** Begin **
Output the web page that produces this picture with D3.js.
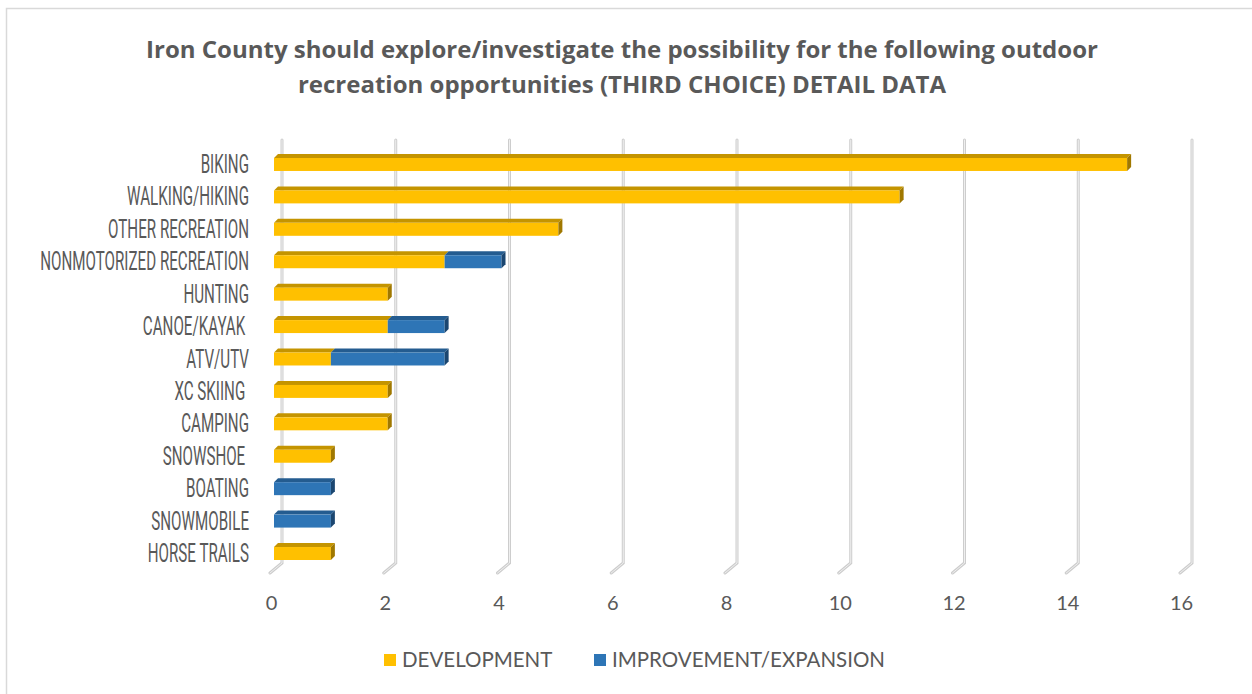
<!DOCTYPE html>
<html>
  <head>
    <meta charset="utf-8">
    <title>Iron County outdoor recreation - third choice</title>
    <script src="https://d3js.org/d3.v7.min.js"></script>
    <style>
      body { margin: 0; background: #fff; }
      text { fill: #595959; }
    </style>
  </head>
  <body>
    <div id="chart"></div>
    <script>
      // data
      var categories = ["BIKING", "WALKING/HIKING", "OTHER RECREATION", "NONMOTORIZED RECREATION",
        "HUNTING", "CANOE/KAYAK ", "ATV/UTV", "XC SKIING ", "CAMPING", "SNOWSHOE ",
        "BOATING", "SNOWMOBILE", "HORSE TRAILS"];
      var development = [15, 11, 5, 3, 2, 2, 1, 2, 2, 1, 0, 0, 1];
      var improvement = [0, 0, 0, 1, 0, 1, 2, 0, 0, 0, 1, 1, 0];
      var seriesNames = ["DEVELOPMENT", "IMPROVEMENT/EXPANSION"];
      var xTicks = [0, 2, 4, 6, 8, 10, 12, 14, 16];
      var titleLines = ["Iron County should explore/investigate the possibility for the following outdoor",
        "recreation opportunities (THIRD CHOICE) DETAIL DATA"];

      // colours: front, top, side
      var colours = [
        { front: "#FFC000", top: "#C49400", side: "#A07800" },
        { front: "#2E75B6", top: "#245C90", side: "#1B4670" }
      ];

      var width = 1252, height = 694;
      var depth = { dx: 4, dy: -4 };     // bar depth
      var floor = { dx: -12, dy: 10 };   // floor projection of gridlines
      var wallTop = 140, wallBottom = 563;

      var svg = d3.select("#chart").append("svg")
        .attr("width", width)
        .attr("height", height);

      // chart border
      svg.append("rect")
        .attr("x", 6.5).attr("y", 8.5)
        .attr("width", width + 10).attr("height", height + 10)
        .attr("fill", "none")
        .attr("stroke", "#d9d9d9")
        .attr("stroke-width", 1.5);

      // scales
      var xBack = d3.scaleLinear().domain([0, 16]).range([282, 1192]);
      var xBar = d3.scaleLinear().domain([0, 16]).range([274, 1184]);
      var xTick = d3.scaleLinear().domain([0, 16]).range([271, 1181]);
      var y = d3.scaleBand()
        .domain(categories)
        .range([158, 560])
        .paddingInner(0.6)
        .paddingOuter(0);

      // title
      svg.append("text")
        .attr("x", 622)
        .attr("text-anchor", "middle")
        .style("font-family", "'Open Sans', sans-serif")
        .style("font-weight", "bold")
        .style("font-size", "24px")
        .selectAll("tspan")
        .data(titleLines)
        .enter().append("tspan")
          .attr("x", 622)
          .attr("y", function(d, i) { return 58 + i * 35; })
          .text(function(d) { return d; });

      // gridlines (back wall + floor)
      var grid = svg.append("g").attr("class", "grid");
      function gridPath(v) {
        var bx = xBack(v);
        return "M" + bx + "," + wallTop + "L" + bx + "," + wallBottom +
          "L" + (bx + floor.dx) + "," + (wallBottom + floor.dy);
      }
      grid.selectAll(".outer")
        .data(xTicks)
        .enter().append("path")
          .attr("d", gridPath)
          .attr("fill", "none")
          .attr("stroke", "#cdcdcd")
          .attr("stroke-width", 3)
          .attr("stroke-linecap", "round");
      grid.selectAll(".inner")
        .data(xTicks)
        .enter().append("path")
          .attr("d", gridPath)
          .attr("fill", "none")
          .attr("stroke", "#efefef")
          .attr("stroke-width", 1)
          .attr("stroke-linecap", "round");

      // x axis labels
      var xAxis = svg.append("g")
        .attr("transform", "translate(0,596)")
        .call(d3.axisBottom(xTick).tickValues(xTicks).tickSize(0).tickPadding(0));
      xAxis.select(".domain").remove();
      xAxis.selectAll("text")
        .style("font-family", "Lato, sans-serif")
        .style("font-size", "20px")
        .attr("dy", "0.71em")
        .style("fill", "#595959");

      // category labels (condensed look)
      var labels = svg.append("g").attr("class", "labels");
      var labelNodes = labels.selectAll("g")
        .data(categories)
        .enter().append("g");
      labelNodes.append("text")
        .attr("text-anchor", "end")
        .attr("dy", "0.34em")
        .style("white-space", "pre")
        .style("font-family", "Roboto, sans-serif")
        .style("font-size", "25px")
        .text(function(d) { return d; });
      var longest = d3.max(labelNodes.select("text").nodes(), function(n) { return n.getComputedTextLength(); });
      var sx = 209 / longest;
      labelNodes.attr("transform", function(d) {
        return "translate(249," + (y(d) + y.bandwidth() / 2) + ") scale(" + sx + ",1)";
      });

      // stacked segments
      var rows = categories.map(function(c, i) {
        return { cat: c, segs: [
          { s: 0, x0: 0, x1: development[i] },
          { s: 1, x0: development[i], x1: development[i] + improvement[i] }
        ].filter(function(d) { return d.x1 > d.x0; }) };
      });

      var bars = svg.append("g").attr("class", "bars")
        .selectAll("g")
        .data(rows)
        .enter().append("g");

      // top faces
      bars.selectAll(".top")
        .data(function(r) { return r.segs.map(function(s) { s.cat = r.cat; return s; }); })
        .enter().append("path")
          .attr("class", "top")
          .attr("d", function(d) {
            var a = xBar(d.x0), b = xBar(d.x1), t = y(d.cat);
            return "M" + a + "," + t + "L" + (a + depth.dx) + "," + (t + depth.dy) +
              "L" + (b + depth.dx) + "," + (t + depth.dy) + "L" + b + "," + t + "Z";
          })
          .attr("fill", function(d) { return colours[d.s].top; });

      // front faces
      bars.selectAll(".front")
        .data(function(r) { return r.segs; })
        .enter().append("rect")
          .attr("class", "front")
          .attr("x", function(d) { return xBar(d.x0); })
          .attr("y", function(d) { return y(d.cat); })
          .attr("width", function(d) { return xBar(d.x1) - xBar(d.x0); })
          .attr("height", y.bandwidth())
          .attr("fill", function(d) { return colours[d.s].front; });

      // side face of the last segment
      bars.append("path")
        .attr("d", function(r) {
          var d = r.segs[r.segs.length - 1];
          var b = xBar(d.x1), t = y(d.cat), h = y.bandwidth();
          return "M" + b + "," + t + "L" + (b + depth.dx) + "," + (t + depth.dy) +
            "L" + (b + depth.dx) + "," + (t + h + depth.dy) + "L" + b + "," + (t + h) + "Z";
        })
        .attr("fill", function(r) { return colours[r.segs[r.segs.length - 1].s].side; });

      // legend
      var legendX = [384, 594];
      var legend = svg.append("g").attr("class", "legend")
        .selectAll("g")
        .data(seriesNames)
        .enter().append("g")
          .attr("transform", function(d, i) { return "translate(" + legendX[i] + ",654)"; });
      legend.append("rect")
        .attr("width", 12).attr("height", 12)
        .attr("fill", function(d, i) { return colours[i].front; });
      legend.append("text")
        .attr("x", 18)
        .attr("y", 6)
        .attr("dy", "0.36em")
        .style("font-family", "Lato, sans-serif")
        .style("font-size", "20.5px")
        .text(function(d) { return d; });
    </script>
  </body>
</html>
** End **
Your objective: From the data above, write out everything exactly except the pictures.

Solution to this problem:
Output the web page that produces this picture with D3.js.
<!DOCTYPE html>
<html>
  <head>
    <meta charset="utf-8">
    <title>Iron County outdoor recreation - third choice</title>
    <script src="https://d3js.org/d3.v7.min.js"></script>
    <style>
      body { margin: 0; background: #fff; }
      text { fill: #595959; }
    </style>
  </head>
  <body>
    <div id="chart"></div>
    <script>
      // data
      var categories = ["BIKING", "WALKING/HIKING", "OTHER RECREATION", "NONMOTORIZED RECREATION",
        "HUNTING", "CANOE/KAYAK ", "ATV/UTV", "XC SKIING ", "CAMPING", "SNOWSHOE ",
        "BOATING", "SNOWMOBILE", "HORSE TRAILS"];
      var development = [15, 11, 5, 3, 2, 2, 1, 2, 2, 1, 0, 0, 1];
      var improvement = [0, 0, 0, 1, 0, 1, 2, 0, 0, 0, 1, 1, 0];
      var seriesNames = ["DEVELOPMENT", "IMPROVEMENT/EXPANSION"];
      var xTicks = [0, 2, 4, 6, 8, 10, 12, 14, 16];
      var titleLines = ["Iron County should explore/investigate the possibility for the following outdoor",
        "recreation opportunities (THIRD CHOICE) DETAIL DATA"];

      // colours: front, top, side
      var colours = [
        { front: "#FFC000", top: "#C49400", side: "#A07800" },
        { front: "#2E75B6", top: "#245C90", side: "#1B4670" }
      ];

      var width = 1252, height = 694;
      var depth = { dx: 4, dy: -4 };     // bar depth
      var floor = { dx: -12, dy: 10 };   // floor projection of gridlines
      var wallTop = 140, wallBottom = 563;

      var svg = d3.select("#chart").append("svg")
        .attr("width", width)
        .attr("height", height);

      // chart border
      svg.append("rect")
        .attr("x", 6.5).attr("y", 8.5)
        .attr("width", width + 10).attr("height", height + 10)
        .attr("fill", "none")
        .attr("stroke", "#d9d9d9")
        .attr("stroke-width", 1.5);

      // scales
      var xBack = d3.scaleLinear().domain([0, 16]).range([282, 1192]);
      var xBar = d3.scaleLinear().domain([0, 16]).range([274, 1184]);
      var xTick = d3.scaleLinear().domain([0, 16]).range([271, 1181]);
      var y = d3.scaleBand()
        .domain(categories)
        .range([158, 560])
        .paddingInner(0.6)
        .paddingOuter(0);

      // title
      svg.append("text")
        .attr("x", 622)
        .attr("text-anchor", "middle")
        .style("font-family", "'Open Sans', sans-serif")
        .style("font-weight", "bold")
        .style("font-size", "24px")
        .selectAll("tspan")
        .data(titleLines)
        .enter().append("tspan")
          .attr("x", 622)
          .attr("y", function(d, i) { return 58 + i * 35; })
          .text(function(d) { return d; });

      // gridlines (back wall + floor)
      var grid = svg.append("g").attr("class", "grid");
      function gridPath(v) {
        var bx = xBack(v);
        return "M" + bx + "," + wallTop + "L" + bx + "," + wallBottom +
          "L" + (bx + floor.dx) + "," + (wallBottom + floor.dy);
      }
      grid.selectAll(".outer")
        .data(xTicks)
        .enter().append("path")
          .attr("d", gridPath)
          .attr("fill", "none")
          .attr("stroke", "#cdcdcd")
          .attr("stroke-width", 3)
          .attr("stroke-linecap", "round");
      grid.selectAll(".inner")
        .data(xTicks)
        .enter().append("path")
          .attr("d", gridPath)
          .attr("fill", "none")
          .attr("stroke", "#efefef")
          .attr("stroke-width", 1)
          .attr("stroke-linecap", "round");

      // x axis labels
      var xAxis = svg.append("g")
        .attr("transform", "translate(0,596)")
        .call(d3.axisBottom(xTick).tickValues(xTicks).tickSize(0).tickPadding(0));
      xAxis.select(".domain").remove();
      xAxis.selectAll("text")
        .style("font-family", "Lato, sans-serif")
        .style("font-size", "20px")
        .attr("dy", "0.71em")
        .style("fill", "#595959");

      // category labels (condensed look)
      var labels = svg.append("g").attr("class", "labels");
      var labelNodes = labels.selectAll("g")
        .data(categories)
        .enter().append("g");
      labelNodes.append("text")
        .attr("text-anchor", "end")
        .attr("dy", "0.34em")
        .style("white-space", "pre")
        .style("font-family", "Roboto, sans-serif")
        .style("font-size", "25px")
        .text(function(d) { return d; });
      var longest = d3.max(labelNodes.select("text").nodes(), function(n) { return n.getComputedTextLength(); });
      var sx = 209 / longest;
      labelNodes.attr("transform", function(d) {
        return "translate(249," + (y(d) + y.bandwidth() / 2) + ") scale(" + sx + ",1)";
      });

      // stacked segments
      var rows = categories.map(function(c, i) {
        return { cat: c, segs: [
          { s: 0, x0: 0, x1: development[i] },
          { s: 1, x0: development[i], x1: development[i] + improvement[i] }
        ].filter(function(d) { return d.x1 > d.x0; }) };
      });

      var bars = svg.append("g").attr("class", "bars")
        .selectAll("g")
        .data(rows)
        .enter().append("g");

      // top faces
      bars.selectAll(".top")
        .data(function(r) { return r.segs.map(function(s) { s.cat = r.cat; return s; }); })
        .enter().append("path")
          .attr("class", "top")
          .attr("d", function(d) {
            var a = xBar(d.x0), b = xBar(d.x1), t = y(d.cat);
            return "M" + a + "," + t + "L" + (a + depth.dx) + "," + (t + depth.dy) +
              "L" + (b + depth.dx) + "," + (t + depth.dy) + "L" + b + "," + t + "Z";
          })
          .attr("fill", function(d) { return colours[d.s].top; });

      // front faces
      bars.selectAll(".front")
        .data(function(r) { return r.segs; })
        .enter().append("rect")
          .attr("class", "front")
          .attr("x", function(d) { return xBar(d.x0); })
          .attr("y", function(d) { return y(d.cat); })
          .attr("width", function(d) { return xBar(d.x1) - xBar(d.x0); })
          .attr("height", y.bandwidth())
          .attr("fill", function(d) { return colours[d.s].front; });

      // side face of the last segment
      bars.append("path")
        .attr("d", function(r) {
          var d = r.segs[r.segs.length - 1];
          var b = xBar(d.x1), t = y(d.cat), h = y.bandwidth();
          return "M" + b + "," + t + "L" + (b + depth.dx) + "," + (t + depth.dy) +
            "L" + (b + depth.dx) + "," + (t + h + depth.dy) + "L" + b + "," + (t + h) + "Z";
        })
        .attr("fill", function(r) { return colours[r.segs[r.segs.length - 1].s].side; });

      // legend
      var legendX = [384, 594];
      var legend = svg.append("g").attr("class", "legend")
        .selectAll("g")
        .data(seriesNames)
        .enter().append("g")
          .attr("transform", function(d, i) { return "translate(" + legendX[i] + ",654)"; });
      legend.append("rect")
        .attr("width", 12).attr("height", 12)
        .attr("fill", function(d, i) { return colours[i].front; });
      legend.append("text")
        .attr("x", 18)
        .attr("y", 6)
        .attr("dy", "0.36em")
        .style("font-family", "Lato, sans-serif")
        .style("font-size", "20.5px")
        .text(function(d) { return d; });
    </script>
  </body>
</html>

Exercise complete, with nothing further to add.